Highlights & Insights¶
- The five-stage environment construction pipeline is elegantly designed — forming a closed loop from scenario decomposition to local deployment, ensuring both environmental diversity and feedback stability, and readily transferable to other RL training scenarios requiring stable interactive environments.
- The F1-style reward is concise and effective — a single formula simultaneously constrains precision and completion, avoiding the complexity of multi-objective optimization.
- The finding that "lower-layer MLP updates drive performance gains" is thought-provoking — improvements in tool-use capability are rooted in better contextual understanding rather than surface-level pattern matching.
Limitations & Future Work¶
- The method primarily improves tool-calling behavior without optimizing the model's underlying reasoning process; an alignment gap remains between current open-source reasoning modes and tool-use tasks.
- Due to resource constraints, validation is limited to 7B–14B models; the effectiveness on larger-scale models remains unknown.
- Environment construction relies on GPT-4o assistance for generation; future work could explore fully automated generation pipelines.
- Training data lacks multi-turn user interactions and noisy environments; nevertheless, models generalize effectively to multi-turn benchmarks such as τ-bench, indicating strong generalization capability.
Related Work & Insights¶
- vs. SFT-based methods (e.g., ToolLlama): SFT methods rely on proprietary model-generated trajectories for supervised fine-tuning, whereas FTRL autonomously learns through environment interaction via RL, eliminating dependence on proprietary models.

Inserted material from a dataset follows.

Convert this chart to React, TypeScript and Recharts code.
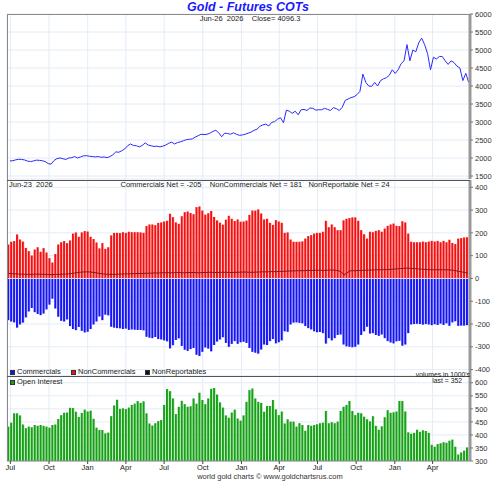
import React from "react";
import {
  ComposedChart,
  LineChart,
  Line,
  Bar,
  XAxis,
  YAxis,
  CartesianGrid,
  ReferenceLine,
} from "recharts";

// weekly COT reports start on this Tuesday, one every 7 days
const firstReport = "2023-06-27";
const axisStart = "2023-06-23";
const axisEnd = "2026-06-29";
const lastReportLabel = "Jun-23  2026";
const lastCloseLabel = "Jun-26  2026    Close= 4096.3";

const quarterDates = [
  "2023-07-01", "2023-10-01", "2024-01-01", "2024-04-01",
  "2024-07-01", "2024-10-01", "2025-01-01", "2025-04-01",
  "2025-07-01", "2025-10-01", "2026-01-01", "2026-04-01",
];
const quarterLabels = ["Jul", "Oct", "Jan", "Apr", "Jul", "Oct", "Jan", "Apr", "Jul", "Oct", "Jan", "Apr"];

const priceTicks = [1500, 2000, 2500, 3000, 3500, 4000, 4500, 5000, 5500, 6000];
const netTicks = [-400, -300, -200, -100, 0, 100, 200, 300, 400];
const oiTicks = [300, 350, 400, 450, 500, 550, 600];

// friday closes, $/oz
const weeklyClose = [
  1920, 1925, 1950, 1965, 1960, 1945, 1915, 1900, 1920, 1940,
  1935, 1925, 1900, 1845, 1830, 1930, 1985, 2000, 1980, 1960,
  2000, 2010, 2040, 2000, 2030, 2060, 2065, 2050, 2040, 2030,
  2040, 2020, 2030, 2010, 2040, 2090, 2170, 2160, 2200, 2250,
  2340, 2390, 2350, 2340, 2310, 2350, 2420, 2360, 2340, 2320,
  2330, 2310, 2330, 2360, 2410, 2440, 2390, 2430, 2450, 2480,
  2510, 2520, 2530, 2580, 2620, 2660, 2650, 2660, 2690, 2740,
  2770, 2700, 2590, 2690, 2680, 2660, 2700, 2660, 2630, 2640,
  2660, 2690, 2720, 2770, 2800, 2880, 2920, 2940, 2890, 2990,
  3010, 3080, 3120, 2980, 3330, 3300, 3240, 3300, 3200, 3340,
  3350, 3320, 3390, 3380, 3330, 3340, 3340, 3380, 3350, 3320,
  3400, 3370, 3320, 3410, 3600, 3640, 3680, 3700, 3760, 3850,
  4330, 4100, 4000, 3990, 4100, 4000, 4150, 4200, 4230, 4300,
  4450, 4350, 4450, 4620, 4700, 5150, 4700, 5000, 4950, 5200,
  5330, 5150, 4900, 4450, 4800, 4750, 4820, 4820, 4700, 4600,
  4700, 4650, 4550, 4500, 4150, 4350, 4096,
];

// net positions, thousands of contracts
const nonCommercials = [
  149, 161, 164, 193, 171, 162, 134, 120, 101, 127, 137, 117, 133, 114, 89, 70, 107, 149, 159, 164,
  155, 167, 197, 202, 183, 202, 208, 206, 183, 173, 158, 132, 155, 130, 137, 189, 200, 200, 199,
  203, 200, 205, 203, 203, 203, 202, 200, 230, 237, 237, 234, 244, 246, 250, 253, 284, 269, 246, 240,
  273, 291, 294, 287, 282, 313, 316, 298, 280, 286, 296, 270, 255, 245, 236, 258, 275, 262, 252,
  259, 249, 250, 254, 279, 298, 298, 303, 285, 259, 262, 244, 235, 256, 250, 244, 200, 202, 171, 161,
  161, 161, 163, 175, 186, 190, 197, 200, 200, 205, 253, 225, 237, 225, 212, 212, 255, 262, 265, 268,
  268, 253, 212, 194, 175, 205, 203, 209, 212, 205, 219, 231, 237, 241, 231, 230, 251, 246, 197, 161,
  159, 159, 159, 162, 159, 162, 165, 162, 165, 159, 165, 159, 170, 156, 151, 175, 177, 180, 181,
];

const commercials = [
  -183, -189, -193, -216, -202, -194, -171, -145, -130, -148, -156, -161, -154, -136, -115, -89, -132, -168, -186, -189,
  -180, -209, -222, -227, -213, -230, -237, -234, -222, -202, -189, -167, -183, -159, -162, -212, -216, -218, -219,
  -222, -220, -226, -224, -225, -226, -226, -228, -256, -260, -262, -257, -266, -268, -272, -276, -307, -293, -270, -263,
  -296, -313, -318, -310, -305, -335, -340, -322, -303, -308, -320, -292, -277, -268, -258, -283, -300, -287, -275,
  -287, -280, -278, -283, -305, -322, -326, -330, -312, -290, -292, -275, -266, -285, -280, -272, -232, -234, -202, -194,
  -193, -195, -197, -209, -218, -224, -232, -236, -235, -240, -286, -262, -272, -262, -248, -246, -290, -298, -300, -302,
  -300, -290, -248, -232, -212, -242, -240, -248, -252, -246, -262, -275, -281, -285, -276, -274, -295, -290, -240, -202,
  -200, -199, -200, -203, -200, -202, -205, -201, -204, -198, -204, -197, -208, -193, -188, -208, -207, -207, -205,
];

const nonReportables = [
  22, 21, 20, 20, 19, 19, 18, 18, 18, 19, 19, 19, 18, 18, 17, 17, 18, 18, 19, 19, 20,
  21, 23, 25, 27, 28, 29, 29, 28, 26, 24, 22, 20, 19, 18, 18,
  18, 19, 19, 20, 20, 20, 21, 21, 22, 22, 22, 23, 23, 24, 24, 24, 25, 25, 25, 25,
  25, 26, 26, 25, 25, 26, 26, 26, 25, 25, 26, 26, 27, 27, 26, 26, 27, 27, 27, 26,
  26, 27, 27, 28, 28, 28, 27, 27, 28, 28, 29, 29, 29, 30, 30,
  30, 31, 31, 32, 32, 33, 33, 34, 34, 34, 35, 35, 35, 36, 36, 36, 35, 36, 37, 37, 36, 34, 30,
  15, 24,
  33, 34, 34, 35, 35, 36, 36, 37, 37, 38, 38, 38, 39, 39, 40,
  41, 42, 43, 44, 45, 45, 44, 43, 42, 41,
  40, 39, 39, 38, 38, 38, 38, 38, 38, 37,
  36, 34, 31, 29, 26, 24,
];

const openInterest = [
  432, 447, 483, 483, 475, 440, 426, 432, 429, 438, 435, 438, 435, 432, 428, 438, 440, 461, 476, 485,
  486, 504, 503, 489, 469, 484, 497, 490, 493, 462, 428, 419, 419, 406, 409, 472, 513, 535, 500,
  502, 499, 505, 515, 520, 530, 523, 529, 483, 444, 436, 445, 453, 457, 515, 576, 568, 540, 480, 508,
  531, 518, 508, 510, 540, 520, 562, 534, 518, 540, 577, 580, 555, 525, 505, 475, 466, 486, 497,
  463, 455, 475, 527, 572, 578, 540, 527, 523, 489, 511, 511, 534, 498, 476, 490, 444, 460, 451, 451,
  432, 445, 438, 416, 438, 435, 438, 441, 445, 447, 492, 445, 449, 445, 451, 492, 508, 515, 530, 492, 476,
  485, 483, 470, 460, 452, 472, 435, 420, 433, 468, 495, 485, 487, 490,
  530, 530, 490, 410, 405, 408, 420, 412, 418, 415, 408, 362, 355, 365, 368, 372, 370, 378, 382, 355,
  325, 333, 340, 352,
];

const FONT = '"Liberation Sans", Arial, Helvetica, sans-serif';
const GRID = "#e3ecf7";
const W = 497;

const dayOf = (s: string) => Math.round((Date.parse(s) - Date.parse(firstReport)) / 86400000);
const tickDays = quarterDates.map(dayOf);
const X_DOMAIN = [dayOf(axisStart), dayOf(axisEnd)];
const monthLabel = (v: number) => quarterLabels[tickDays.indexOf(v)] ?? "";

const priceRows = weeklyClose.map((price, i) => ({ t: i * 7 + 3, price }));
const cotRows = commercials.map((comm, i) => ({
  t: i * 7,
  comm,
  nonComm: nonCommercials[i],
  nonRep: nonReportables[i],
}));
const oiRows = openInterest.map((oi, i) => ({ t: i * 7, oi }));

const xProps: any = {
  type: "number",
  dataKey: "t",
  domain: X_DOMAIN,
  ticks: tickDays,
  allowDataOverflow: true,
  interval: 0,
};

const yProps: any = {
  orientation: "right",
  width: 27,
  interval: 0,
  allowDataOverflow: true,
  tickSize: 3,
  tickMargin: 2,
  axisLine: { stroke: "#9a9a9a", strokeWidth: 3 },
  tickLine: { stroke: "#777" },
  tick: { fontSize: 7.5, fill: "#333", fontFamily: FONT },
};

const margin = { top: 8, right: 0, bottom: 0, left: 7 };

function Txt({ x, y, children, anchor = "left", size = 7.5, color = "#222" }: any) {
  const shift = anchor === "center" ? "translateX(-50%)" : anchor === "right" ? "translateX(-100%)" : "none";
  return (
    <div
      style={{
        position: "absolute",
        left: x,
        top: y - 5,
        height: 10,
        lineHeight: "10px",
        fontSize: size,
        fontFamily: FONT,
        color,
        whiteSpace: "pre",
        transform: shift,
      }}
    >
      {children}
    </div>
  );
}

function Swatch({ x, y, color }: any) {
  return (
    <div
      style={{
        position: "absolute",
        left: x,
        top: y - 2.5,
        width: 5,
        height: 5,
        background: color,
        border: "0.5px solid #333",
        boxSizing: "border-box",
      }}
    />
  );
}

function Rule({ x, y, w, h, color }: any) {
  return <div style={{ position: "absolute", left: x, top: y, width: w, height: h, background: color }} />;
}

function BarGradient({ id, dark, light }: any) {
  return (
    <linearGradient id={id} x1="0" y1="0" x2="1" y2="0">
      <stop offset="0%" stopColor={dark} />
      <stop offset="55%" stopColor={dark} />
      <stop offset="100%" stopColor={light} />
    </linearGradient>
  );
}

export default function App() {
  return (
    <div style={{ position: "absolute", left: 0, top: 0, width: W, height: 481, background: "#fff", overflow: "hidden" }}>
      {/* price panel */}
      <div style={{ position: "absolute", left: 0, top: 6 }}>
        <LineChart width={W} height={179} data={priceRows} margin={{ ...margin, bottom: 6 }}>
          <CartesianGrid stroke={GRID} />
          <XAxis {...xProps} hide />
          <YAxis {...yProps} domain={[1417, 6000]} ticks={priceTicks} />
          <Line
            type="linear"
            dataKey="price"
            stroke="#2a2aff"
            strokeWidth={1}
            dot={false}
            isAnimationActive={false}
          />
        </LineChart>
      </div>

      {/* net positions panel */}
      <div style={{ position: "absolute", left: 0, top: 172 }}>
        <ComposedChart width={W} height={204} data={cotRows} margin={margin} stackOffset="sign">
          <defs>
            <BarGradient id="redBar" dark="#f41010" light="#ffb0b0" />
            <BarGradient id="blueBar" dark="#1414f4" light="#b0b0ff" />
          </defs>
          <CartesianGrid stroke={GRID} />
          <XAxis {...xProps} hide />
          <YAxis {...yProps} domain={[-428, 432]} ticks={netTicks} />
          <Bar dataKey="nonComm" stackId="net" fill="url(#redBar)" barSize={2.5} isAnimationActive={false} />
          <Bar dataKey="comm" stackId="net" fill="url(#blueBar)" barSize={2.5} isAnimationActive={false} />
          <ReferenceLine y={0} stroke="#dcdcdc" strokeWidth={1} />
          <Line
            type="linear"
            dataKey="nonRep"
            stroke="#7a1c1c"
            strokeWidth={1}
            dot={false}
            isAnimationActive={false}
          />
        </ComposedChart>
      </div>

      {/* open interest panel */}
      <div style={{ position: "absolute", left: 0, top: 368 }}>
        <ComposedChart width={W} height={107} data={oiRows} margin={margin}>
          <defs>
            <BarGradient id="greenBar" dark="#16a016" light="#a8e0a8" />
          </defs>
          <CartesianGrid stroke={GRID} />
          <XAxis
            {...xProps}
            height={14}
            tickFormatter={monthLabel}
            tickSize={3}
            tickMargin={1}
            axisLine={{ stroke: "#888" }}
            tickLine={{ stroke: "#444" }}
            tick={{ fontSize: 7.5, fill: "#222", fontFamily: FONT }}
          />
          <YAxis {...yProps} domain={[300, 626]} ticks={oiTicks} />
          <Bar dataKey="oi" fill="url(#greenBar)" barSize={2.5} isAnimationActive={false} />
        </ComposedChart>
      </div>

      {/* frame */}
      <Rule x={7} y={14} w={1} h={447} color="#8a8a8a" />
      <Rule x={7} y={14} w={463} h={1} color="#8a8a8a" />
      <Rule x={7} y={179.5} w={463} h={1.2} color="#555" />
      <Rule x={7} y={375.5} w={463} h={1.2} color="#555" />

      {/* titles */}
      <div
        style={{
          position: "absolute",
          left: 248,
          top: 1,
          transform: "translateX(-50%)",
          fontFamily: FONT,
          fontSize: 12.5,
          lineHeight: "13px",
          fontWeight: "bold",
          fontStyle: "italic",
          color: "#1a1aff",
          whiteSpace: "nowrap",
        }}
      >
        Gold - Futures COTs
      </div>
      <Txt x={250} y={19} anchor="center">{lastCloseLabel}</Txt>

      <Txt x={9} y={185}>{lastReportLabel}</Txt>
      <Txt x={161} y={185} anchor="center">Commercials Net = -205</Txt>
      <Txt x={256} y={185} anchor="center">NonCommercials Net = 181</Txt>
      <Txt x={349} y={185} anchor="center">NonReportable Net = 24</Txt>

      <Swatch x={10} y={372} color="#1414f4" />
      <Txt x={17} y={372}>Commercials</Txt>
      <Swatch x={71} y={372} color="#f41010" />
      <Txt x={78} y={372}>NonCommercials</Txt>
      <Swatch x={145} y={372} color="#111" />
      <Txt x={152} y={372}>NonReportables</Txt>
      <Txt x={470} y={374.5} anchor="right" size={6.8}>volumes in 1000's</Txt>

      <Swatch x={10} y={382} color="#16a016" />
      <Txt x={17} y={382}>Open Interest</Txt>
      <Txt x={462} y={381} anchor="right" size={6.8}>last = 352</Txt>

      <Txt x={270} y={476.5} anchor="center" color="#333">world gold charts © www.goldchartsrus.com</Txt>
    </div>
  );
}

- vs. Existing RL tool-use methods: Existing methods depend on online APIs and LLM-as-judge rewards; FTRL's local environment and verifiable rewards address the challenges of stability and reward reliability.
- vs. Ye et al. (2024): Their controllable environment construction is limited to multi-hop scenarios and test data, whereas FTRL covers four scenario types and supports training.
Rating¶
- Novelty: ⭐⭐⭐⭐ The combination of the five-stage environment construction pipeline and F1-style reward represents an engineering-oriented systemic innovation.
- Experimental Thoroughness: ⭐⭐⭐⭐⭐ Covers multiple model families, RL algorithms, benchmarks, reward ablations, and parameter-level analysis — highly comprehensive.
- Writing Quality: ⭐⭐⭐⭐ Well-structured with in-depth experimental analysis; technical details of the environment construction pipeline could be elaborated further.
- Value: ⭐⭐⭐⭐⭐ Provides a complete, deployable RL training framework for tool use; the 7B model surpassing GPT-4o demonstrates strong practical value.